Странное состояние. Сознавать с болезненной ясностью, что я его никогда, никогда не увижу, и при этом не расставаться с ним ни на минуту, блаженствовать в его незримом присутствии. Может, у меня было что-то с головой? А может, я просто переродилась.

Гуров. Два месяца со мной творилось что-то непонятное. Москва, без которой я жить не мог, сделалась для меня ненавистной, а служба до того бессмысленной, что я шел в банк, как под дулом пистолета. Я занимался бог знает чем, лишь бы не идти домой, где меня ждала гнетущая тишина или назойливые дети со своими несделанными уроками. Я вступил в теннисный клуб! В ноябре! Три раза в неделю, ночи напролет, играл в карты. Увязался за сослуживцем на собрание музыкального общества, где он и его друзья-любители целый вечер кормили меня Бахом и Генделем. Видели бы вы, с каким энтузиазмом я их слушал! Я получал от этого удовольствие!

Но самое любопытное я приберег напоследок. Помните «курортные забавы»? Эта игра неожиданно обрела… обратный смысл. Или мой мир перевернулся. А может, сама жизнь оказалась вывернутой наизнанку? Вдруг, без всякой видимой причины, все, что до сих пор казалось мне реальным, превратилось в мираж. А все, что я рисовал в своем воображении, относилось ли это к прошлому или к будущему, стало абсолютно реально, чтобы не сказать, единственной реальностью. Банк, сослуживцы, дом, карточная игра — это фантомы. А настоящее — оно все тут. (Показывает: в голове.) Настоящее — это гостиница «Марино». Серебряный водопад. Городская площадь, сердце Ялты. И, конечно, Анна.

Я мог жить только рядом с ней, в ее ауре. Слышать ее дыхание, журчащий смех, обволакивающий голос. Замирать от прикосновения ее ладоней. Вот почему в середине декабря, когда я решил ехать в Парголово, то был не минутный порыв, а совершенно естественная потребность.
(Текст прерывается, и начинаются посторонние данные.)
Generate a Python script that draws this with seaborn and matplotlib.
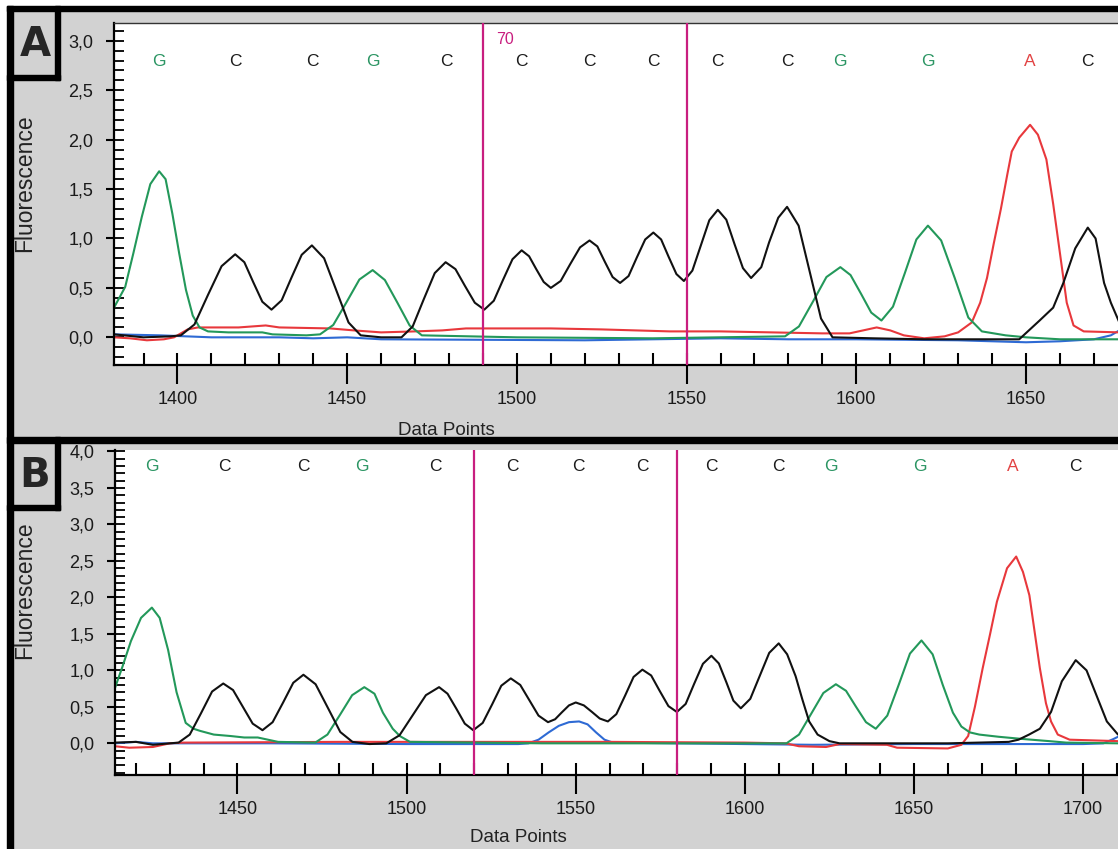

Анна. Я заполняла дни маленькими радостями, милыми пустяками. Их можно было бы назвать сюрпризами, если бы я их с такой тщательностью не готовила. Это была не детская «игра понарошку», а репетиции того, что рано или поздно все равно случится.

В пятницу, после того как Николай уедет на консультацию к врачу, а Соня понесет белье в прачечную, ровно в четыре раздастся стук, три отчетливых удара. В прихожей я мимоходом гляну в зеркало и открою дверь. Он! В соломенной шляпе, на губах ухмылочка. «Поторопись, а то опоздаем на пароход».

А через неделю, в субботу, по дороге в мясную лавку я встречусь с ним под городскими часами. С тех пор как я вернулась в Парголово, стрелки застыли на десяти часах. «Анна! — всплеснет он руками. — Опоздать на два года, слыханное ли это дело!»